The 'stack' on modern CPU architectures is a region of memory (separate for each thread) that stores, among other things, the return address when a function call is made, function call parameters, non-static local variables (typically in that order, but not always).
Every time any function is called in C (and most modern languages), the return address (the address to jump to once the function about to be called finishes execution) is pushed onto the stack, and the stack pointer is incremented by the size of an address (assuming the stack grows up), then each function parameter is pushed onto the stack, and the stack pointer is again incremented by the size of each parameter. As each function local variable is allocated space, the stack pointer is incremented by the size of that variable as it is pushed onto the stack. When the function returns, the stack pointer is 'unwound' by the value of the size of each variable that was pushed onto the stack, as they are popped off of the stack.
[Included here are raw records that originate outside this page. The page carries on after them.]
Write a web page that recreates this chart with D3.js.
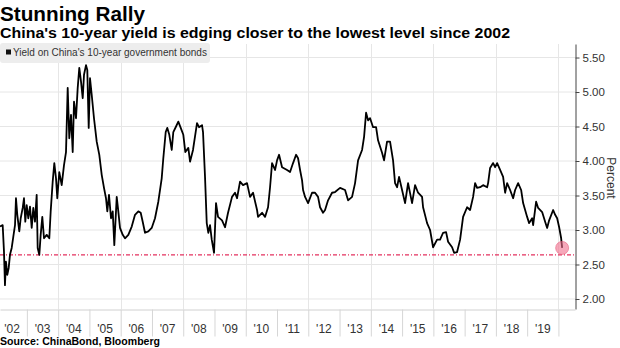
<!DOCTYPE html>
<html><head><meta charset="utf-8">
<script src="https://cdn.jsdelivr.net/npm/d3@7"></script>
<style>body{margin:0;background:#fff}svg{display:block}</style>
</head><body>
<svg id="c" width="620" height="348"></svg>
<script>
// decimal years of sampled observations
const dates = [
2002.140,2002.226,2002.267,2002.299,2002.331,2002.373,2002.418,2002.459,2002.514,2002.565,
2002.620,2002.651,2002.693,2002.757,2002.802,2002.866,2002.907,2002.949,2002.994,2003.045,
2003.099,2003.154,2003.205,2003.259,2003.313,2003.345,2003.397,2003.441,2003.493,2003.547,
2003.633,2003.717,2003.761,2003.825,2003.877,2003.931,2003.972,2004.036,2004.113,2004.187,
2004.251,2004.305,2004.356,2004.411,2004.465,2004.507,2004.571,2004.625,2004.676,2004.731,
2004.785,2004.827,2004.891,2004.932,2004.977,2005.019,2005.073,2005.146,2005.233,2005.316,
2005.393,2005.466,2005.530,2005.572,2005.626,2005.690,2005.745,2005.796,2005.873,2005.924,
2005.978,2006.065,2006.138,2006.244,2006.353,2006.458,2006.564,2006.640,2006.704,2006.778,
2006.884,2006.992,2007.098,2007.203,2007.312,2007.363,2007.440,2007.491,2007.555,2007.632,
2007.683,2007.770,2007.843,2007.920,2008.003,2008.067,2008.163,2008.218,2008.313,2008.441,
2008.505,2008.601,2008.633,2008.697,2008.752,2008.803,2008.857,2008.912,2008.985,2009.049,
2009.113,2009.241,2009.337,2009.433,2009.561,2009.657,2009.721,2009.817,2009.913,2010.041,
2010.137,2010.233,2010.361,2010.393,2010.521,2010.617,2010.713,2010.777,2010.841,2010.937,
2011.001,2011.065,2011.161,2011.321,2011.417,2011.513,2011.609,2011.673,2011.737,2011.801,
2011.833,2011.897,2011.993,2012.120,2012.216,2012.312,2012.376,2012.472,2012.536,2012.632,
2012.760,2012.856,2013.016,2013.176,2013.272,2013.400,2013.496,2013.592,2013.720,2013.784,
2013.848,2013.912,2013.976,2014.072,2014.168,2014.231,2014.359,2014.423,2014.519,2014.615,
2014.711,2014.775,2014.839,2014.903,2014.999,2015.095,2015.191,2015.319,2015.415,2015.511,
2015.639,2015.671,2015.799,2015.895,2015.991,2016.119,2016.215,2016.311,2016.407,2016.471,
2016.599,2016.663,2016.759,2016.855,2016.951,2017.079,2017.175,2017.271,2017.335,2017.399,
2017.495,2017.591,2017.719,2017.751,2017.815,2017.911,2017.975,2018.039,2018.135,2018.231,
2018.295,2018.359,2018.455,2018.551,2018.615,2018.711,2018.807,2018.871,2018.999,2019.063,
2019.159,2019.191,2019.287,2019.351,2019.479,2019.575,2019.639,2019.703,2019.831,2019.895,
2019.959,2020.023,2020.087,2020.119];
// yield on China's 10-year government bonds, percent
const yields = [
3.05,3.07,2.69,2.20,2.54,2.35,2.45,2.64,2.74,2.90,
3.07,3.46,3.22,2.98,3.17,3.32,3.46,3.12,3.36,3.17,
3.34,3.03,3.32,3.12,3.51,2.74,2.64,2.93,3.19,2.88,
2.93,2.88,3.27,3.70,3.97,3.75,3.46,3.84,3.65,3.94,
4.13,5.06,4.33,4.67,4.13,4.86,4.62,5.06,5.35,5.15,
4.91,5.25,5.39,5.32,4.48,5.20,4.96,4.62,4.28,4.09,
3.80,3.61,3.46,3.27,3.51,3.17,3.27,2.78,3.48,3.27,
3.03,2.93,2.88,2.93,3.05,3.22,3.27,3.25,3.12,2.96,
2.98,3.03,3.17,3.41,3.75,4.04,4.42,4.48,4.38,4.16,
4.42,4.50,4.57,4.48,4.38,4.13,4.19,3.99,4.16,4.55,
4.49,4.52,4.42,3.77,3.10,2.96,3.07,2.86,2.67,3.39,
3.19,3.14,3.04,3.25,3.48,3.54,3.46,3.70,3.65,3.68,
3.48,3.54,3.29,3.19,3.25,3.19,3.33,3.62,3.97,3.87,
4.01,4.09,3.91,3.87,3.84,3.97,4.09,4.04,3.87,3.72,
3.58,3.48,3.39,3.54,3.54,3.48,3.33,3.25,3.29,3.43,
3.54,3.55,3.61,3.58,3.43,3.48,3.68,4.01,4.16,4.35,
4.70,4.59,4.62,4.49,4.49,4.30,4.12,4.01,4.28,4.28,
4.01,3.68,3.62,3.77,3.58,3.39,3.68,3.39,3.65,3.54,
3.48,3.33,3.10,3.00,2.75,2.86,2.86,2.96,2.97,2.83,
2.75,2.67,2.68,2.86,3.19,3.33,3.29,3.48,3.68,3.61,
3.62,3.65,3.62,3.68,3.90,3.97,3.91,3.97,3.87,3.77,
3.54,3.68,3.58,3.46,3.58,3.68,3.58,3.39,3.19,3.10,
3.17,3.07,3.41,3.32,3.26,3.12,3.03,3.14,3.29,3.22,
3.17,3.04,2.88,2.74];
const yearTicks = [2003,2004,2005,2006,2007,2008,2009,2010,2011,2012,2013,2014,2015,2016,2017,2018,2019,2020];
const labelYears = [2002,2003,2004,2005,2006,2007,2008,2009,2010,2011,2012,2013,2014,2015,2016,2017,2018,2019];
const yearLabels = ["'02","'03","'04","'05","'06","'07","'08","'09","'10","'11","'12","'13","'14","'15","'16","'17","'18","'19"];
const gridYears = [2004,2006,2008,2010,2012,2014,2016,2018,2020];
const yTickValues = [2.0,2.5,3.0,3.5,4.0,4.5,5.0,5.5];
const refLevel = 2.64;

const font = "'Liberation Sans', Arial, sans-serif";
const svg = d3.select("#c");
const L = 0, R = 575, T = 44, B = 309;
const x = d3.scaleLinear().domain([2002.14, 2020.53]).range([L, R]);
const y = d3.scaleLinear().domain([1.855, 5.696]).range([B, T]);

// gridlines
svg.append("g").selectAll("line").data(yTickValues).join("line")
  .attr("x1", L).attr("x2", R).attr("y1", d => y(d)).attr("y2", d => y(d))
  .attr("stroke", "#e6e6e6").attr("stroke-width", 1);
svg.append("g").selectAll("line").data(gridYears).join("line")
  .attr("x1", d => Math.round(x(d)) + 0.5).attr("x2", d => Math.round(x(d)) + 0.5)
  .attr("y1", T).attr("y2", B)
  .attr("stroke", "#e6e6e6").attr("stroke-width", 1);

// reference line
svg.append("line")
  .attr("x1", L).attr("x2", R).attr("y1", y(refLevel)).attr("y2", y(refLevel))
  .attr("stroke", "#e3305f").attr("stroke-width", 1.1)
  .attr("stroke-dasharray", "4,2,1,2");

// data line
const pts = dates.map((d, i) => [d, yields[i]]);
svg.append("path").datum(pts)
  .attr("fill", "none").attr("stroke", "#000").attr("stroke-width", 1.8)
  .attr("stroke-linejoin", "round")
  .attr("d", d3.line().x(d => x(d[0])).y(d => y(d[1])));

// end marker
const last = pts[pts.length - 1];
svg.append("circle").attr("cx", x(last[0])).attr("cy", y(last[1])).attr("r", 6.5)
  .attr("fill", "rgba(240,110,140,0.6)").attr("stroke", "rgba(230,90,120,0.7)").attr("stroke-width", 0.8);

// legend
svg.append("rect").attr("x", 0).attr("y", 43).attr("width", 210).attr("height", 20).attr("rx", 3)
  .attr("fill", "#ededed");
svg.append("rect").attr("x", 6).attr("y", 49.5).attr("width", 5).attr("height", 5).attr("fill", "#111");
svg.append("text").attr("x", 13).attr("y", 56).attr("font-family", font).attr("font-size", 10)
  .attr("fill", "#333").text("Yield on China's 10-year government bonds");

// right axis
const ya = svg.append("g").attr("transform", `translate(${R + 0.5},0)`)
  .call(d3.axisRight(y).tickValues(yTickValues).tickSize(4).tickSizeOuter(0).tickFormat(d3.format(".2f")));
ya.select(".domain").attr("stroke", "#444");
ya.selectAll(".tick line").attr("stroke", "#444");
ya.selectAll(".tick text").attr("font-family", font).attr("font-size", 11.5).attr("fill", "#333").attr("x", 7);

// bottom axis: year boundary ticks
const xa = svg.append("g").attr("transform", `translate(0,${B + 0.5})`)
  .call(d3.axisBottom(x).tickValues(yearTicks).tickSize(27).tickSizeOuter(0).tickFormat(""));
xa.select(".domain").attr("stroke", "#d0d0d0");
xa.selectAll(".tick line").attr("stroke", "#d6d6d6");

svg.append("g").selectAll("text").data(labelYears).join("text")
  .attr("x", (d, i) => Math.max(x(d + 0.5), 12)).attr("y", 333)
  .attr("text-anchor", "middle").attr("font-family", font).attr("font-size", 12).attr("fill", "#333")
  .text((d, i) => yearLabels[i]);

// Percent label
svg.append("text").attr("transform", "translate(607,178) rotate(90)")
  .attr("text-anchor", "middle").attr("font-family", font).attr("font-size", 12).attr("fill", "#333")
  .text("Percent");

// titles
svg.append("text").attr("x", 0).attr("y", 21).attr("font-family", font).attr("font-weight", "bold")
  .attr("font-size", 20.5).attr("fill", "#000").attr("textLength", 145).attr("lengthAdjust", "spacingAndGlyphs")
  .text("Stunning Rally");
svg.append("text").attr("x", 0).attr("y", 38).attr("font-family", font).attr("font-weight", "bold")
  .attr("font-size", 14.5).attr("fill", "#000").attr("textLength", 510).attr("lengthAdjust", "spacingAndGlyphs")
  .text("China's 10-year yield is edging closer to the lowest level since 2002");
svg.append("text").attr("x", 0).attr("y", 345).attr("font-family", font).attr("font-weight", "bold")
  .attr("font-size", 10.5).attr("fill", "#000").attr("textLength", 160).attr("lengthAdjust", "spacingAndGlyphs")
  .text("Source: ChinaBond, Bloomberg");
</script>
</body></html>
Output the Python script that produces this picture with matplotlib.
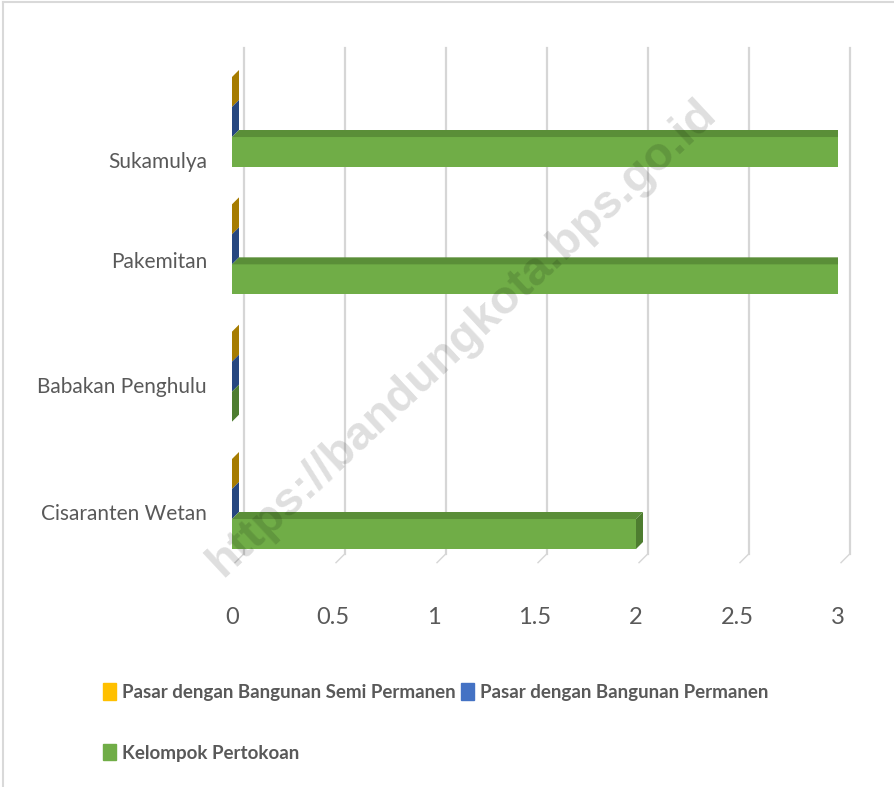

Next the function call parameters are popped from the stack, and again, the stack pointer is decremented by the size of each parameter. Finally, the function jumps to the return address that was originally pushed to the stack when the function was called, and it is popped, and the stack pointer is decremented by the size of an address. We are now ready to execute whatever code comes after the function call, and the stack pointer is right back where it was before the function call.
In the case of recursive function calls, the return address, function call parameters, and function local variables are pushed onto the stack for each nested function call, but are not popped from the stack until the final recursive function call returns. They are popped off the stack in the opposite order they were pushed onto the stack (as stacks are by nature Last In First Out, LIFO, data structures).
Assuming this is executing on a 32bit CPU, and an 'int' is 4 bytes, then the return address for each recursive function call, plus the one function parameter would get pushed onto the stack. At the greatest stack utilization, immediately before test(0)
returns, we would have 6x recursive calls (for 5,4,3,2,1,0), and a 32 bit (4 byte) return address, plus a 4 byte parameter for each call, so 6 * (4 + 4) = 48 bytes.